Saturday, July 9, 2016
FREE AT LAST!--by Linden Malki
I remember as a kid playing with other kids, sooner or later you'd hear somebody yelling "This is a free country!" It was usually in the context of somebody telling somebody what to do or not to do. That seems to be life--somebody is always telling us what to do, or what we can't do. I'm getting a lot of it at the moment; neck deep in a major move. Part of the American Dream is to own your own place. This gives some kinds of freedom, but more and more, it can mean being a slave to the demands of the location, the regulations that determine a lot of how you have to operate, the expense of complying with all those regulations, the taxes and permits and expenses of keeping it up, and I find myself being stuck with a pile of concrete blocks. What we can't control is the exit strategy. We can't control the market forces involved--which have been all over the lot in the past years; we can't control a buyer if and when one appears; the whole process--and expense--of dealing with stuff. Of course this is the time to weed out and throw out stuff, but even that's not easy--the list of regulations on what you can't do or must do is mindboggling.
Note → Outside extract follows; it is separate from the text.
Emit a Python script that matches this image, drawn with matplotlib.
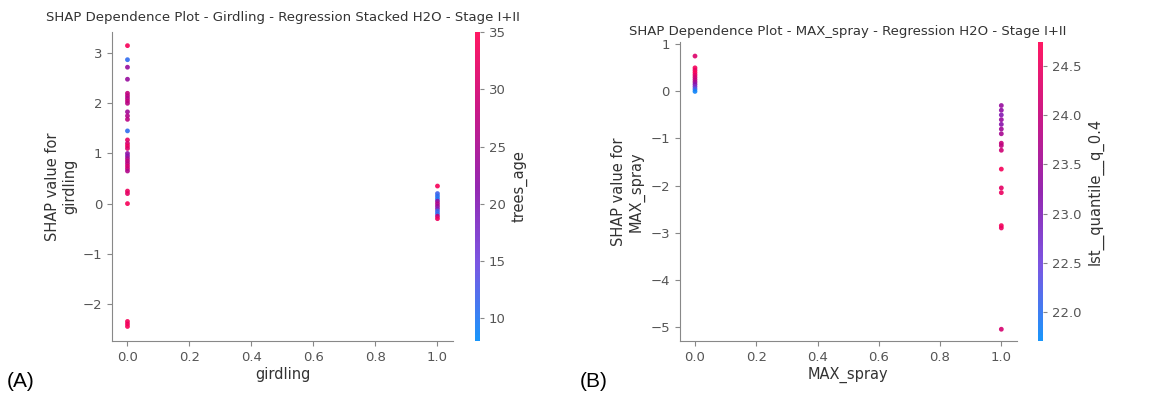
import numpy as np
import matplotlib
matplotlib.use('Agg')
import matplotlib.pyplot as plt
from matplotlib.colors import LinearSegmentedColormap

# ---- Panel A data: girdling vs SHAP, coloured by trees_age
a_x = [0.0] * 31 + [1.0] * 12
a_shap = [3.15, 2.87, 2.72, 2.48, 2.20, 2.15, 2.10, 2.05, 2.00, 1.83, 1.75, 1.68,
          1.45, 1.27, 1.20, 1.15, 1.10, 1.00, 0.95, 0.90, 0.85, 0.80, 0.75, 0.70,
          0.65, 0.25, 0.20, 0.00, -2.35, -2.40, -2.45,
          0.35, 0.20, 0.15, 0.10, 0.05, 0.00, -0.05, -0.10, -0.15, -0.20, -0.25, -0.30]
a_age = [34, 11, 23, 23, 28, 27, 26, 28, 27, 24, 26, 27,
         11, 32, 30, 33, 31, 22, 21, 25, 28, 27, 30, 29,
         26, 33, 32, 34, 34, 33, 34,
         34, 12, 11, 10, 22, 26, 24, 20, 12, 11, 28, 33]

# ---- Panel B data: MAX_spray vs SHAP, coloured by lst__quantile__q_0.4
b_x = [0.0] * 12 + [1.0] * 16
b_shap = [0.75, 0.50, 0.45, 0.40, 0.35, 0.30, 0.25, 0.20, 0.15, 0.10, 0.05, 0.00,
          -0.30, -0.40, -0.50, -0.60, -0.70, -0.80, -0.90, -1.10, -1.15, -1.25,
          -1.65, -2.05, -2.15, -2.85, -2.90, -5.05]
b_lst = [24.3, 24.6, 24.5, 24.7, 24.4, 24.2, 24.0, 23.6, 23.2, 22.8, 22.2, 21.8,
         23.4, 23.3, 23.1, 23.4, 23.2, 23.5, 23.6, 24.0, 23.9, 24.1,
         24.6, 24.4, 24.5, 24.6, 24.5, 24.2]

# shap-like red/blue colormap
red_blue = LinearSegmentedColormap.from_list(
    'red_blue', ['#008bfb', '#6c44e0', '#8a10a8', '#c4007a', '#ff0052'])

fig = plt.figure(figsize=(11.52, 3.93), dpi=100)

txt = '#333333'
tick_c = '#555555'


def dep_plot(ax_pos, cb_pos, x, y, c, vmin, vmax, ylim, yticks, cticks,
             title, xlabel, ylabel, clabel, panel, panel_x, title_pad):
    ax = fig.add_axes(ax_pos)
    sc = ax.scatter(x, y, c=c, cmap=red_blue, vmin=vmin, vmax=vmax,
                    s=12, linewidths=0, alpha=0.9)
    ax.set_xlim(-0.05, 1.05)
    ax.set_ylim(*ylim)
    ax.set_xticks([0.0, 0.2, 0.4, 0.6, 0.8, 1.0])
    ax.set_yticks(yticks)
    for s in ['top', 'right']:
        ax.spines[s].set_visible(False)
    for s in ['left', 'bottom']:
        ax.spines[s].set_color('#888888')
    ax.tick_params(colors='#888888', labelcolor=tick_c, labelsize=9.5)
    ax.set_title(title, fontsize=9.5, color=txt, pad=title_pad)
    ax.set_xlabel(xlabel, fontsize=10.5, color=txt, labelpad=2)
    ax.set_ylabel(ylabel, fontsize=10.5, color=txt)

    # colorbar on its own thin axes
    cax = fig.add_axes(cb_pos)
    cb = fig.colorbar(sc, cax=cax, ticks=cticks)
    cb.outline.set_visible(False)
    cax.tick_params(colors='#888888', labelcolor=tick_c, labelsize=9.5, length=3)
    cb.set_label(clabel, fontsize=10.5, color=txt)

    fig.text(panel_x, 0.015, panel, fontsize=15, family='Liberation Sans')
    return ax


dep_plot([0.0972, 0.1323, 0.296, 0.786], [0.4123, 0.1323, 0.0043, 0.786],
         a_x, a_shap, a_age, 8, 35, (-2.74, 3.42), [-2, -1, 0, 1, 2, 3],
         [10, 15, 20, 25, 30, 35],
         'SHAP Dependence Plot - Girdling - Regression Stacked H2O - Stage I+II',
         'girdling', 'SHAP value for\ngirdling', 'trees_age', '(A)', 0.006, 8)

dep_plot([0.590, 0.1323, 0.2925, 0.761], [0.901, 0.1323, 0.0043, 0.761],
         b_x, b_shap, b_lst, 21.71, 24.74, (-5.3, 1.05), [-5, -4, -3, -2, -1, 0, 1],
         [22.0, 22.5, 23.0, 23.5, 24.0, 24.5],
         'SHAP Dependence Plot - MAX_spray - Regression H2O - Stage I+II',
         'MAX_spray', 'SHAP value for\nMAX_spray', 'lst__quantile__q_0.4', '(B)', 0.503, 5)

fig.savefig('out.png', dpi=100, facecolor='white')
I'm fortunate to have four kids and two available tall, strong grandsons to help, but they all come complete with advice and suggestions and plans and ideas, mostly different. Just the demands of dealing with years of paperwork is a slavery in itself. Some of it should have been tossed years ago but it was always easier to just push it off somewhere; some of it I can't toss--was told at one point by a bureaucrat to never toss anything with a government's name on it. Today I finally found a box with some important paperwork that disappeared from my desk when my office got painted three years ago. There have been times that I've thought it might be better to just live in a yurt in the woods, but even that has its own limitations and demands.
When I hear people talk about hating their job but can't afford to quit, or hating not being able to find a job, I think about Adam being banished from Eden and sent out to work for a living, Even those who may have a good deal of economic freedom still may have personal or health or family or who knows what other limitations on their lives. We think of political answers to the questions of freedom, but as long as the world is full of human beings, that isn't the final answer.
We hear people talk about being a "free spirit." I was reminded this week of what that truly is. It was refreshing in the midst of the busy life of this world to go to the memorial service for Jim Wheatley--to hear the story of a man who knew God and lived it out, always doing what was needed with a smile. He has found true freedom--free from this world, and free to be the man he was created to be.